Lawmakers approve lead tackle ban
CONCORD – A bill banning lead sinkers and jigs weighing one ounce or less is head to Gov. Maggie Hassan's desk.
Thursday night the Senate agreed to changes the House made in Senate Bill 89. The House changed the effective date of the ban from June 1, 2015 to June 1, 2016.
Hassan's office said she is in the process of reviewing the bill.
Conservationists and environmentalists say lead sinkers and jigs are the leading cause of adult loon deaths in the state and the bill would finish the work that began more than a decade ago when the state was the first to prohibit small lead tackle.
Loons digest lead when they eat smaller fish that have swallowed sinkers and jigs. The current law prohibits jigs smaller than an inch, but supporters say the standard should be weight not length to better protect loons.
Loon Preservation Committee officials say adult loons survival is key to the continued viability of New Hampshire's loon population. Between 1989 and 2011, at least 124 adult New Hampshire loons have died from lead poisoning after ingesting lead fishing sinkers and jigs, they say.

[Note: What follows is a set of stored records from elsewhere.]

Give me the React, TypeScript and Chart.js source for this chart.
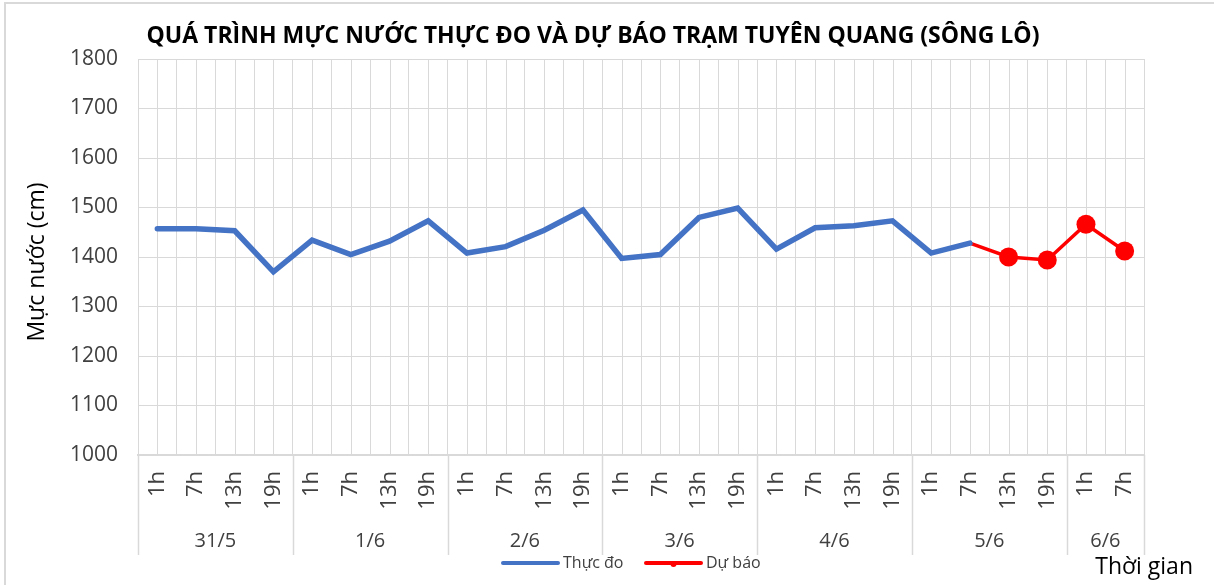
import { useEffect, useRef } from 'react';
import { Chart, registerables } from 'chart.js';

Chart.register(...registerables);

// ---------- Data ----------
const hourLabels = [
  '1h', '7h', '13h', '19h',
  '1h', '7h', '13h', '19h',
  '1h', '7h', '13h', '19h',
  '1h', '7h', '13h', '19h',
  '1h', '7h', '13h', '19h',
  '1h', '7h', '13h', '19h',
  '1h', '7h',
];
const dateLabels = ['31/5', '1/6', '2/6', '3/6', '4/6', '5/6', '6/6'];
const dateGroupSizes = [4, 4, 4, 4, 4, 4, 2];

const observedLevels: (number | null)[] = [
  1457, 1457, 1453, 1370,
  1434, 1405, 1432, 1473,
  1408, 1421, 1454, 1495,
  1397, 1405, 1480, 1499,
  1416, 1459, 1463, 1473,
  1408, 1428, null, null,
  null, null,
];
const forecastLevels: (number | null)[] = [
  null, null, null, null,
  null, null, null, null,
  null, null, null, null,
  null, null, null, null,
  null, null, null, null,
  null, 1428, 1400, 1394,
  1466, 1412,
];

const chartTitle = 'QUÁ TRÌNH MỰC NƯỚC THỰC ĐO VÀ DỰ BÁO TRẠM TUYÊN QUANG (SÔNG LÔ)';
const yAxisTitle = 'Mực nước (cm)';
const xAxisTitle = 'Thời gian';
const seriesNames = ['Thực đo', 'Dự báo'];

const FONT = '"Open Sans", sans-serif';
const GRID = '#d9d9d9';
const TEXT = '#404040';

const overlayPlugin = {
  id: 'overlay',
  beforeDatasetsDraw(chart: any) {
    const { ctx, chartArea, scales } = chart;
    const x = scales.x;
    ctx.save();
    ctx.strokeStyle = GRID;
    ctx.lineWidth = 1;
    for (let i = 0; i < hourLabels.length; i++) {
      const px = Math.round(x.getPixelForValue(i)) + 0.5;
      ctx.beginPath();
      ctx.moveTo(px, chartArea.top);
      ctx.lineTo(px, chartArea.bottom);
      ctx.stroke();
    }
    ctx.restore();
  },
  afterDraw(chart: any) {
    const { ctx, chartArea } = chart;
    const n = hourLabels.length;
    const step = (chartArea.right - chartArea.left) / n;
    ctx.save();
    // outer chart border
    ctx.strokeStyle = GRID;
    ctx.lineWidth = 2;
    ctx.strokeRect(5, 3, 1400, 800);

    // group separators and date labels
    ctx.lineWidth = 1.5;
    ctx.font = `20px ${FONT}`;
    ctx.fillStyle = TEXT;
    ctx.textAlign = 'center';
    ctx.textBaseline = 'middle';
    let start = 0;
    const drawSep = (k: number) => {
      const px = Math.round(chartArea.left + step * k) + 0.5;
      ctx.beginPath();
      ctx.moveTo(px, chartArea.bottom);
      ctx.lineTo(px, chartArea.bottom + 100);
      ctx.stroke();
    };
    drawSep(0);
    dateGroupSizes.forEach((size, gi) => {
      const end = start + size;
      drawSep(end);
      const cx = chartArea.left + step * (start + end) / 2;
      ctx.fillText(dateLabels[gi], cx, chartArea.bottom + 86);
      start = end;
    });

    // legend (drawn from the datasets)
    const legendY = 563;
    const legendStarts = [503, 646];
    ctx.font = `16px ${FONT}`;
    ctx.textAlign = 'left';
    chart.data.datasets.forEach((ds: any, i: number) => {
      const x0 = legendStarts[i];
      ctx.strokeStyle = ds.borderColor;
      ctx.lineWidth = 4;
      ctx.lineCap = 'round';
      ctx.beginPath();
      ctx.moveTo(x0, legendY);
      ctx.lineTo(x0 + 55, legendY);
      ctx.stroke();
      if (i === 1) {
        ctx.fillStyle = ds.borderColor;
        ctx.beginPath();
        ctx.arc(x0 + 27.5, legendY + 1, 3, 0, Math.PI * 2);
        ctx.fill();
      }
      ctx.fillStyle = TEXT;
      ctx.fillText(ds.label, x0 + 60, legendY);
    });
    ctx.lineCap = 'butt';

    // title
    ctx.textAlign = 'center';
    ctx.font = `bold 23px ${FONT}`;
    ctx.fillStyle = '#000000';
    ctx.fillText(chartTitle, 593, 36);

    // y axis title
    ctx.save();
    ctx.translate(37, 262);
    ctx.rotate(-Math.PI / 2);
    ctx.font = `23px ${FONT}`;
    ctx.fillStyle = '#000000';
    ctx.fillText(yAxisTitle, 0, 0);
    ctx.restore();

    // x axis title
    ctx.font = `23px ${FONT}`;
    ctx.fillStyle = '#000000';
    ctx.textAlign = 'right';
    ctx.fillText(xAxisTitle, 1193, 567);
    ctx.restore();
  },
};

export default function App() {
  const canvasRef = useRef<HTMLCanvasElement | null>(null);

  useEffect(() => {
    if (!canvasRef.current) return;
    const chart = new Chart(canvasRef.current, {
      type: 'line',
      data: {
        labels: hourLabels,
        datasets: [
          {
            label: seriesNames[0],
            data: observedLevels,
            borderColor: '#4472C4',
            backgroundColor: '#4472C4',
            borderWidth: 5.5,
            pointRadius: 0,
            pointHoverRadius: 0,
            tension: 0,
            borderCapStyle: 'round',
            borderJoinStyle: 'miter',
            spanGaps: false,
          },
          {
            label: seriesNames[1],
            data: forecastLevels,
            borderColor: '#FF0000',
            backgroundColor: '#FF0000',
            borderWidth: 3.5,
            pointRadius: (c: any) => (c.dataIndex > 21 ? 9.5 : 0),
            pointBorderWidth: 0,
            pointBackgroundColor: '#FF0000',
            tension: 0,
            spanGaps: false,
          },
        ],
      },
      options: {
        animation: false,
        responsive: true,
        maintainAspectRatio: false,
        layout: { padding: { left: 0, right: 70, top: 59, bottom: 49 } },
        plugins: {
          title: { display: false },
          tooltip: { enabled: false },
          legend: { display: false },
        },
        scales: {
          x: {
            type: 'category',
            offset: true,
            grid: {
              display: true,
              offset: true,
              color: GRID,
              lineWidth: 1,
              drawTicks: false,
            },
            border: { display: true, color: GRID, width: 2 },
            ticks: {
              autoSkip: false,
              maxRotation: 90,
              minRotation: 90,
              padding: 16,
              color: TEXT,
              font: { family: FONT, size: 22 },
            },
            afterFit: (scale: any) => {
              scale.height = 81;
            },
          },
          y: {
            min: 1000,
            max: 1800,
            grid: { color: GRID, lineWidth: 1, drawTicks: false },
            border: { display: true, color: GRID, width: 1 },
            ticks: {
              stepSize: 100,
              padding: 20,
              color: TEXT,
              font: { family: FONT, size: 21 },
              callback: (v: any) => String(v),
            },
            afterFit: (scale: any) => {
              scale.width = 138;
            },
          },
        },
      },
      plugins: [overlayPlugin],
    } as any);
    return () => chart.destroy();
  }, []);

  return (
    <div style={{ position: 'fixed', left: 0, top: 0, width: 1214, height: 585, background: '#ffffff' }}>
      <canvas ref={canvasRef} />
    </div>
  );
}
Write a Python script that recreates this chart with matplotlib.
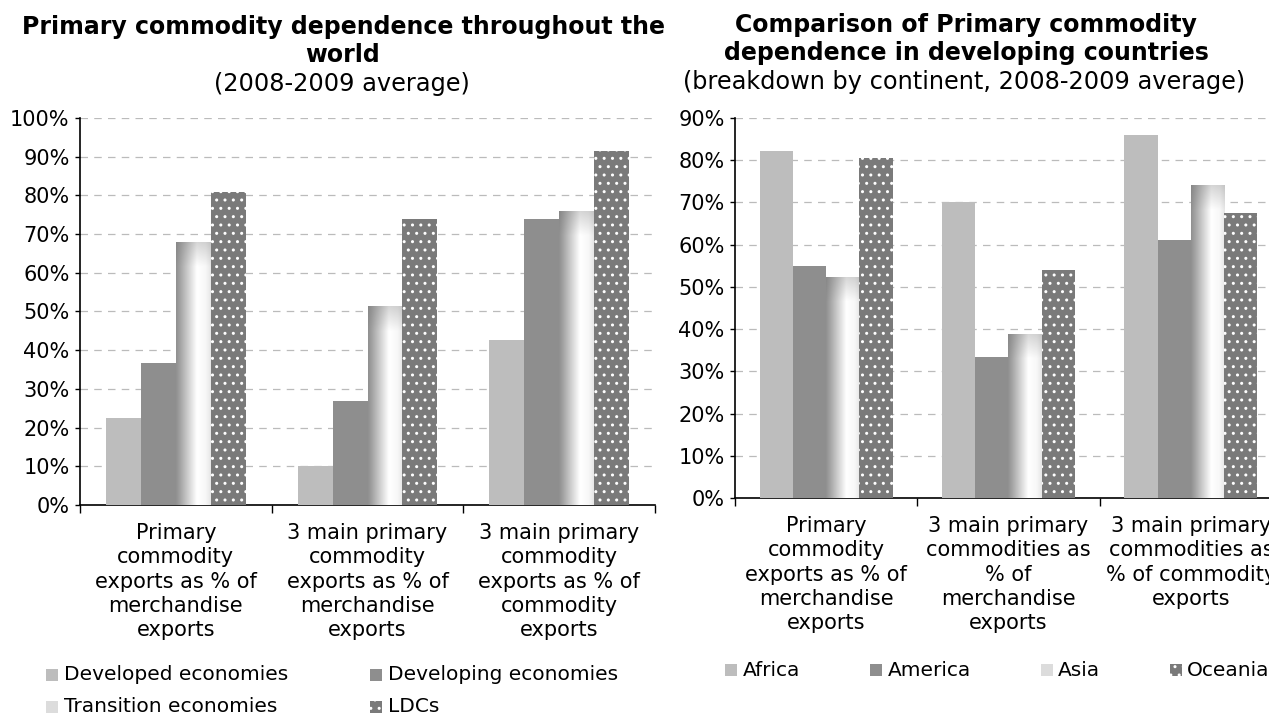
import numpy as np
import matplotlib
matplotlib.use("Agg")
import matplotlib.pyplot as plt
from matplotlib.patches import Rectangle
from matplotlib.ticker import FuncFormatter

# ---------------- data ----------------
left_categories = ["Primary\ncommodity\nexports as % of\nmerchandise\nexports",
                   "3 main primary\ncommodity\nexports as % of\nmerchandise\nexports",
                   "3 main primary\ncommodity\nexports as % of\ncommodity\nexports"]
left_series = ["Developed economies", "Developing economies", "Transition economies", "LDCs"]
developed = [22.5, 10.0, 42.6]
developing = [36.7, 27.0, 73.9]
transition = [68.0, 51.4, 76.0]
ldcs = [80.9, 73.9, 91.5]

right_categories = ["Primary\ncommodity\nexports as % of\nmerchandise\nexports",
                    "3 main primary\ncommodities as\n% of\nmerchandise\nexports",
                    "3 main primary\ncommodities as\n% of commodity\nexports"]
right_series = ["Africa", "America", "Asia", "Oceania"]
africa = [82.2, 70.0, 86.0]
america = [55.0, 33.4, 61.1]
asia = [52.4, 38.9, 74.2]
oceania = [80.5, 54.0, 67.5]

# ---------------- style ----------------
C_LIGHT = "#bdbdbd"
C_MID = "#8e8e8e"
C_DOT = "#7a7a7a"
FS = 15
W, H = 1269, 715

fig = plt.figure(figsize=(W / 100, H / 100), dpi=100)


def gradient_img(top_frac):
    n = 240
    xs = np.linspace(0, 1, n)
    prof = np.interp(xs, [0, 0.12, 0.6, 0.85, 1.0], [0.56, 0.64, 1.0, 0.97, 0.9])
    img = np.tile(prof, (n, 1))
    ys = np.linspace(0, 1, n)[:, None]  # 0 bottom, 1 top (origin lower)
    d = (1 - ys) / max(top_frac, 1e-3)
    blend = np.clip(1 - d, 0, 1) * 0.3
    img = img * (1 - blend) + 0.45 * blend
    return img


def draw_panel(ax, cats, series_vals, ymax, ystep, ax_h_px):
    n = len(cats)
    w = 0.182
    offs = (np.arange(4) - 1.5) * w
    x = np.arange(n)
    styles = ["light", "mid", "grad", "dot"]
    for i, vals in enumerate(series_vals):
        vals = np.asarray(vals) / 100.0
        st = styles[i]
        if st == "light":
            ax.bar(x + offs[i], vals, w, color=C_LIGHT, linewidth=0, zorder=3)
        elif st == "mid":
            ax.bar(x + offs[i], vals, w, color=C_MID, linewidth=0, zorder=3)
        elif st == "dot":
            ax.bar(x + offs[i], vals, w, facecolor=C_DOT, edgecolor="white",
                   hatch="..", linewidth=0, zorder=3)
        else:
            bars = ax.bar(x + offs[i], vals, w, facecolor="none", linewidth=0, zorder=3)
            for b in bars:
                bx, bw, bh = b.get_x(), b.get_width(), b.get_height()
                px_h = bh / ymax * ax_h_px
                im = ax.imshow(gradient_img(25.0 / px_h), cmap="gray", vmin=0, vmax=1,
                               extent=[bx, bx + bw, 0, bh], aspect="auto",
                               origin="lower", zorder=3, interpolation="bilinear")
                im.set_clip_path(b)
    ax.set_xlim(-0.5, n - 0.5)
    ax.set_ylim(0, ymax)
    ax.set_yticks(np.arange(0, ymax + 1e-9, ystep))
    ax.yaxis.set_major_formatter(FuncFormatter(lambda v, p: f"{v*100:.0f}%"))
    ax.set_xticks(x)
    ax.set_xticklabels(cats, fontsize=FS, linespacing=1.27)
    ax.tick_params(axis="x", which="major", length=0, pad=13)
    ax.set_xticks(np.arange(-0.5, n, 1.0), minor=True)
    ax.tick_params(axis="x", which="minor", length=6, width=1, direction="out")
    ax.tick_params(axis="y", labelsize=FS, length=3.5, width=1, pad=4)
    ax.yaxis.grid(True, linestyle=(0, (6, 5)), color="#bbbbbb", linewidth=0.9, zorder=0)
    ax.set_axisbelow(True)
    for s in ["top", "right"]:
        ax.spines[s].set_visible(False)
    for s in ["left", "bottom"]:
        ax.spines[s].set_color("black")
        ax.spines[s].set_linewidth(1.2)


# left panel
axL = fig.add_axes([80 / W, 1 - 505 / H, 575 / W, (505 - 118) / H])
draw_panel(axL, left_categories, [developed, developing, transition, ldcs], 1.0, 0.1, 505 - 118)
# right panel
axR = fig.add_axes([735 / W, 1 - 498 / H, 547 / W, (498 - 118) / H])
draw_panel(axR, right_categories, [africa, america, asia, oceania], 0.9, 0.1, 498 - 118)


def ftext(x, y, s, **kw):
    fig.text(x / W, 1 - y / H, s, ha="center", va="center", **kw)


# titles
ftext(343, 27, "Primary commodity dependence throughout the", fontsize=17, fontweight="bold")
ftext(343, 55, "world", fontsize=17, fontweight="bold")
ftext(342, 84, "(2008-2009 average)", fontsize=17.3)
ftext(966, 25, "Comparison of Primary commodity", fontsize=17, fontweight="bold")
ftext(966, 53, "dependence in developing countries", fontsize=17, fontweight="bold")
ftext(964, 82, "(breakdown by continent, 2008-2009 average)", fontsize=17.3)

# legends (manually placed entries)
styles = [dict(facecolor=C_LIGHT), dict(facecolor=C_MID),
          dict(facecolor="#dcdcdc"), dict(facecolor=C_DOT, hatch="..", edgecolor="white")]


def legend_entry(mx, tx, y, label, st, size=12):
    r = Rectangle((mx / W, 1 - (y + size / 2) / H), size / W, size / H,
                  transform=fig.transFigure, linewidth=0, **st)
    fig.patches.append(r)
    fig.text(tx / W, 1 - y / H, label, ha="left", va="center", fontsize=14.5)


left_pos = [(46, 64, 675), (370, 388, 675), (46, 64, 707), (370, 388, 707)]
for (mx, tx, y), lab, st in zip(left_pos, left_series, styles):
    legend_entry(mx, tx, y, lab, st)

right_pos = [(725, 743, 670), (870, 888, 670), (1041, 1058, 670), (1170, 1187, 670)]
for (mx, tx, y), lab, st in zip(right_pos, right_series, styles):
    legend_entry(mx, tx, y, lab, st)

fig.savefig("out.png", dpi=100, facecolor="white")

“Ingestion of toxic lead fishing tackle is by far the largest known cause of NH adult loon death, but—with this legislation's passage—also the most easily preventable,” said Harry Vogel, Senior Biologist and LPC Executive Director. “Loons face varied and growing challenges, but this is a big step to ensure that New Hampshire residents and visitors will continue to hear the call of the loon on our lakes.”
The bill is similar to one last year the House sent to interim study hoping fishermen and conservationists with the help of Fish and Game Department officials could arrive at a compromise, but that did not happen as few meetings were held.
Bill opponents argued the bill would hurt small businesses in the state at a time when the New Hampshire's loon population is growing, not decreasing. And they said is will keep out-of-state fishing enthusiasts from coming to the state, while state anglers will have to buy new tackle.
But supporters said with the three-year window, there is ample time for retailers to sell their stock of lead sinkers and jigs and for fishermen and women to replace their tackle.